Slides:
http://www.slideshare.net/BruceEdmonds/four-different-views-of-a-policy-model-an-analysis-and-some-suggestions
Abstract:
A policy model has (at least) four different interpretations: (a) intention: the intention/interpretation of the simulation designer/programmer, (b) validation: the meaning established by the validation of the model in terms of the mapping(s) to sets of evidence, (c) use: the meaning established as a result of the use of a model in a policy making/advice context and (d) interpretation: the narrative interpretation of the policy maker/advisor when justifying decisions made where this refers to a policy model.

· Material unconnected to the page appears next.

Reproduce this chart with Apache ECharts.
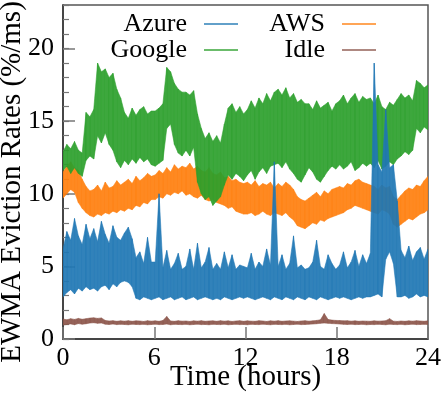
<!DOCTYPE html>
<html>
<head>
<meta charset="utf-8">
<script src="https://cdn.jsdelivr.net/npm/echarts@6/dist/echarts.min.js"></script>
<style>
  html, body { margin: 0; padding: 0; background: #fff; }
  #chart { width: 444px; height: 395px; }
</style>
</head>
<body>
<div id="chart"></div>
<script>
const azureHi = [
  6.2, 7.4, 6.8, 8.3, 7.1, 6.5, 7.9, 6.9,
  7.6, 6.7, 8.1, 7.2, 6.6, 7.8, 7.0, 6.8,
  7.3, 7.7, 6.9, 5.6, 6.0, 5.2, 7.0, 5.3,
  5.3, 10.0, 4.9, 6.1, 4.8, 5.2, 5.9, 4.8,
  5.0, 6.2, 4.8, 6.6, 4.9, 5.3, 6.3, 4.8,
  5.2, 4.8, 6.0, 4.9, 5.8, 4.8, 5.1, 5.0,
  4.9, 5.9, 4.8, 5.3, 5.0, 6.2, 5.1, 12.2,
  5.0, 5.8, 4.8, 5.2, 7.1, 4.9, 5.1, 4.8,
  4.9, 5.3, 6.8, 5.0, 4.8, 5.8, 5.2, 4.8,
  5.1, 6.0, 4.9, 5.3, 6.1, 5.0, 5.8, 5.2,
  5.9, 19.0, 12.0, 11.5, 15.8, 11.8, 12.0, 9.5,
  6.1, 5.6, 6.4, 5.4, 6.0, 6.3, 5.5, 6.2
];
const azureLo = [
  2.9, 3.2, 3.4, 3.1, 3.5, 3.3, 3.6, 3.4,
  3.5, 3.3, 3.6, 3.7, 3.4, 3.8, 3.6, 3.9,
  4.0, 3.9, 3.6, 2.8, 2.7, 2.9, 2.8, 2.7,
  2.8, 2.9, 2.7, 2.8, 2.9, 2.7, 2.8, 2.9,
  2.7, 2.8, 2.9, 2.7, 2.8, 2.9, 2.8, 2.7,
  2.8, 2.7, 2.9, 2.8, 2.7, 2.8, 2.9, 2.8,
  2.9, 2.8, 2.7, 2.8, 2.9, 2.8, 2.7, 2.9,
  2.8, 2.7, 2.9, 2.8, 2.7, 2.9, 2.8, 2.7,
  2.9, 2.8, 2.7, 2.9, 2.8, 2.7, 2.8, 2.9,
  2.8, 2.9, 2.8, 2.7, 2.8, 2.9, 2.8, 2.9,
  2.9, 3.0, 3.1, 2.9, 5.5, 6.0, 5.2, 2.9,
  2.9, 3.0, 2.8, 2.9, 3.1, 2.9, 3.0, 2.9
];

const awsHi = [
  11.5, 11.9, 12.2, 11.8, 11.6, 11.0, 10.5, 10.2,
  10.3, 10.6, 10.2, 10.8, 10.4, 10.5, 10.9, 10.6,
  10.8, 11.0, 10.7, 11.2, 10.9, 11.1, 11.4, 11.2,
  11.3, 11.6, 11.4, 11.8, 11.5, 12.0, 11.7, 11.9,
  11.8, 12.1, 11.7, 11.9, 11.6, 11.5, 11.8, 11.4,
  11.3, 11.5, 11.1, 11.2, 10.9, 11.0, 10.8, 10.7,
  10.8, 10.6, 10.9, 10.5, 10.7, 10.6, 10.8, 10.4,
  10.7, 10.5, 10.8, 10.6, 10.3, 9.8, 9.6, 9.5,
  9.7, 9.9, 10.1, 9.8, 10.2, 10.0, 10.3, 10.4,
  10.5, 10.4, 10.7, 10.6, 10.9, 11.0, 10.8, 10.7,
  10.6, 10.5, 10.3, 10.6, 10.4, 10.5, 9.8, 9.6,
  9.9, 10.2, 10.4, 10.3, 10.6, 10.5, 10.9, 11.2
];
const awsLo = [
  9.7, 10.0, 10.3, 10.1, 9.4, 9.0, 8.7, 8.5,
  8.4, 8.6, 8.5, 8.7, 8.6, 8.8, 8.7, 8.9,
  8.8, 9.0, 8.9, 9.2, 9.1, 9.4, 9.3, 9.6,
  9.6, 9.8, 9.7, 10.0, 9.9, 10.1, 10.0, 10.2,
  9.9, 10.0, 9.8, 9.7, 9.9, 9.6, 9.5, 9.6,
  9.4, 9.3, 9.2, 9.0, 9.1, 8.8, 8.7, 8.6,
  8.6, 8.7, 8.5, 8.6, 8.8, 8.6, 8.5, 8.7,
  8.6, 8.5, 8.7, 8.4, 8.2, 7.8, 7.7, 7.6,
  7.8, 8.0, 7.9, 8.2, 8.1, 8.3, 8.4, 8.5,
  8.6, 8.7, 8.9, 9.0, 9.2, 9.1, 9.0, 8.9,
  8.8, 8.7, 8.6, 8.9, 8.8, 8.6, 7.9, 7.7,
  7.9, 8.1, 8.3, 8.2, 8.4, 8.6, 8.7, 8.9
];

const googleHi = [
  12.9, 13.4, 13.1, 13.6, 13.0, 12.8, 15.6, 15.3,
  15.8, 19.0, 18.4, 18.6, 18.0, 18.3, 17.2, 16.6,
  15.6, 15.2, 15.9, 15.4, 15.8, 16.0, 15.5, 15.7,
  15.7, 15.9, 16.2, 18.7, 18.4, 17.6, 17.2, 17.0,
  17.0, 16.8, 17.1, 15.5, 14.5, 13.8, 14.2, 13.6,
  14.0, 13.5, 14.8, 15.9, 16.2, 15.6, 16.0, 15.5,
  15.8, 16.4, 15.9, 16.6, 16.2, 16.9, 16.4, 17.0,
  17.2, 16.8, 17.3, 16.6, 16.9, 16.3, 16.5, 16.2,
  16.2, 15.8, 16.4, 15.9, 16.1, 16.3, 15.7, 16.2,
  16.4, 16.8, 16.2, 16.6, 16.9, 16.3, 16.7, 16.5,
  16.6, 16.2, 16.8, 16.0, 15.8, 16.3, 16.1, 16.5,
  16.9, 16.6, 16.8, 16.4, 17.8, 17.6, 17.3, 17.5
];
const googleLo = [
  11.6, 11.9, 11.4, 11.8, 11.4, 11.2, 12.3, 12.6,
  12.4, 14.0, 13.5, 14.2, 13.4, 13.0, 12.2, 11.8,
  12.3, 12.0, 12.4, 12.1, 12.5, 12.2, 12.4, 12.0,
  11.9, 12.1, 12.3, 14.5, 14.8, 13.4, 12.8, 12.6,
  13.0, 12.6, 13.2, 10.8, 10.0, 9.6, 9.8, 9.2,
  9.5, 9.8, 10.6, 11.3, 11.0, 11.4, 11.2, 10.9,
  11.3, 11.6, 11.0, 11.5, 11.8, 11.4, 11.9, 12.0,
  12.1, 11.8, 12.2, 11.7, 11.4, 11.0, 10.8, 11.3,
  11.8, 11.5, 11.0, 10.8, 11.2, 11.6, 11.9, 11.7,
  12.0, 11.7, 11.9, 12.2, 11.6, 11.8, 12.1, 11.9,
  12.1, 11.8, 12.3, 11.7, 11.9, 12.2, 12.0, 12.4,
  12.6, 12.9, 12.7, 13.0, 14.5, 14.2, 14.6, 14.4
];

const idleHi = [
  1.38, 1.32, 1.40, 1.35, 1.42, 1.36, 1.40, 1.44,
  1.46, 1.42, 1.45, 1.28, 1.24, 1.26, 1.22, 1.25,
  1.23, 1.26, 1.22, 1.25, 1.24, 1.21, 1.26, 1.23,
  1.25, 1.22, 1.27, 1.55, 1.24, 1.22, 1.26, 1.23,
  1.24, 1.21, 1.25, 1.23, 1.26, 1.22, 1.24, 1.25,
  1.22, 1.26, 1.23, 1.25, 1.21, 1.24, 1.26, 1.22,
  1.25, 1.23, 1.22, 1.26, 1.24, 1.21, 1.25, 1.23,
  1.26, 1.22, 1.24, 1.25, 1.23, 1.21, 1.24, 1.26,
  1.23, 1.25, 1.28, 1.32, 1.75, 1.34, 1.30, 1.28,
  1.27, 1.25, 1.26, 1.23, 1.25, 1.22, 1.24, 1.23,
  1.22, 1.25, 1.23, 1.24, 1.26, 1.40, 1.23, 1.21,
  1.24, 1.22, 1.25, 1.23, 1.26, 1.24, 1.22, 1.25
];
const idleLo = [
  0.96, 1.00, 1.04, 0.98, 1.06, 1.02, 1.05, 1.10,
  1.12, 1.08, 1.10, 1.02, 1.00, 1.03, 0.99, 1.01,
  1.00, 0.98, 1.02, 1.00, 0.99, 1.01, 0.98, 1.00,
  1.02, 0.99, 1.00, 1.03, 0.98, 1.01, 1.00, 0.99,
  1.01, 0.98, 1.00, 1.02, 0.99, 1.00, 0.98, 1.01,
  1.00, 0.99, 1.02, 0.98, 1.00, 1.01, 0.99, 1.00,
  0.98, 1.01, 1.00, 0.99, 1.02, 1.00, 0.98, 1.01,
  1.00, 0.99, 1.01, 0.98, 1.00, 1.02, 0.99, 1.00,
  1.02, 1.03, 1.05, 1.08, 1.10, 1.08, 1.06, 1.05,
  1.03, 1.01, 1.00, 1.02, 0.99, 1.00, 1.01, 0.98,
  1.00, 0.99, 1.01, 1.00, 0.98, 1.02, 1.00, 0.99,
  1.01, 0.98, 1.00, 1.02, 0.99, 1.00, 1.01, 0.99
];

const xTicks = [0, 6, 12, 18, 24];
const yTicks = [0, 5, 10, 15, 20];
const hours = 24;

const colors = {
  azure: '#1f77b4',
  aws: '#ff7f0e',
  google: '#2ca02c',
  idle: '#8c564b',
  frame: '#555',
  tick: '#777'
};
const serif = '"Liberation Serif", "DejaVu Serif", serif';

function binTime(i, n) {
  return i * hours / (n - 1);
}

// filled band between the low and high envelope, one quad per bin step
function bandSeries(name, lo, hi, color, z) {
  const n = lo.length;
  const data = lo.map((v, i) => [binTime(i, n), v, hi[i]]);
  return {
    name: name, type: 'custom', z: z, silent: true, clip: true,
    color: color, itemStyle: { color: color },
    encode: { x: 0, y: [1, 2] },
    data: data,
    renderItem: function (params, api) {
      const i = params.dataIndex;
      if (i >= n - 1) return;
      const a = data[i], b = data[i + 1];
      const pts = [
        api.coord([a[0], a[1]]), api.coord([a[0], a[2]]),
        api.coord([b[0], b[2]]), api.coord([b[0], b[1]])
      ];
      return {
        type: 'polygon', shape: { points: pts },
        style: { fill: color, stroke: color, lineWidth: 0.6, opacity: 0.92 }
      };
    }
  };
}

function legendItem(name, right, top) {
  return {
    data: [name], right: right, top: top, padding: 0,
    align: 'right', icon: 'rect', itemWidth: 34, itemHeight: 2,
    selectedMode: false,
    itemStyle: { opacity: 0.7 },
    textStyle: { fontFamily: serif, fontSize: 26, color: '#000', padding: [0, 12, 0, 0] }
  };
}

const chart = echarts.init(document.getElementById('chart'));
chart.setOption({
  animation: false,
  backgroundColor: '#fff',
  textStyle: { fontFamily: serif },
  grid: {
    left: 63, right: 16, top: 5, bottom: 56,
    outerBoundsMode: 'none',
    show: true, borderColor: colors.frame, borderWidth: 1.5
  },
  legend: [
    legendItem('Azure', 206, 11),
    legendItem('Google', 206, 37),
    legendItem('AWS', 68, 11),
    legendItem('Idle', 68, 37)
  ],
  xAxis: {
    type: 'value', min: xTicks[0], max: xTicks[xTicks.length - 1], interval: 6,
    name: 'Time (hours)', nameLocation: 'middle', nameGap: 24, nameMoveOverlap: false,
    nameTextStyle: { fontFamily: serif, fontSize: 29, color: '#000' },
    axisLine: { lineStyle: { color: '#333', width: 1.5 } },
    axisTick: { inside: true, length: 12, lineStyle: { color: colors.tick, width: 1.5 } },
    axisLabel: { fontFamily: serif, fontSize: 26, color: '#000', margin: 6 },
    splitLine: { show: false }
  },
  yAxis: [
    {
      type: 'value', min: yTicks[0], max: 23, interval: 5,
      name: 'EWMA Eviction Rates (%/ms)', nameLocation: 'middle', nameGap: 36, nameMoveOverlap: false,
      nameTextStyle: { fontFamily: serif, fontSize: 29, color: '#000', padding: [0, 20, 0, 0] },
      axisLine: { lineStyle: { color: '#333', width: 1.5 } },
      axisTick: { inside: true, length: 12, lineStyle: { color: colors.tick, width: 1.5 } },
      axisLabel: { fontFamily: serif, fontSize: 26, color: '#000', margin: 9, showMaxLabel: false },
      splitLine: { show: false }
    },
    {
      // minor ticks every 1 unit
      type: 'value', min: 0, max: 23, interval: 1, position: 'left',
      axisLine: { show: false },
      axisTick: { inside: true, length: 6, lineStyle: { color: colors.tick, width: 1.2 } },
      axisLabel: { show: false },
      splitLine: { show: false }
    }
  ],
  series: [
    bandSeries('AWS', awsLo, awsHi, colors.aws, 2),
    bandSeries('Google', googleLo, googleHi, colors.google, 3),
    bandSeries('Azure', azureLo, azureHi, colors.azure, 4),
    bandSeries('Idle', idleLo, idleHi, colors.idle, 5)
  ]
});
</script>
</body>
</html>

These four different interpretations are loosely connected via social processes. The relation between intention and validation is relatively well discussed in the context of “scientific” model specification and development. The relation between use and interpretation has been discussed in a number of specific contexts. However when and how a relationship between the scientific world of intention/validation and the policy world of use/interpretation are established in practice is an area with little active research.
Both personal experience and philosophical considerations suggest that these two worlds are very different in terms of both purpose and method. However this does not mean that there cannot be any well-founded connection between them. The key question is understanding the social processes of how this can happen, what are the conditions that facilitate it happening and what is the nature of the relationship between the four views when it does happen.
Interestingly these issues have been faced and extensively discussed in the field of Artificial Intelligence, which has confronted the distinction between meaning of internal models (loosely, the beliefs of an agent about its environment) in these four ways. The field of AI has not come up with a final solution to these problems, and is itself divided into those that inhabit separate approaches that adopt a subset of these approaches to model meaning. However it is suggestive of some ways forward, namely:
• a recognition of the problem that there are these different ways of attributing meaning to a policy model (and hence avoid some common errors derived from conflating these four views);
• symbol grounding in the sense of learning meanings through repeated use and adjustment (either in response to validation or interpretation views or both);
• and the observation of scientific-policy interaction as it actually occurs (e.g. an ethnographic study of scientist/policy advisor interaction).
Some developments in the area of participatory policy modelling can be seen as forays into this arena, albeit without structured assessment.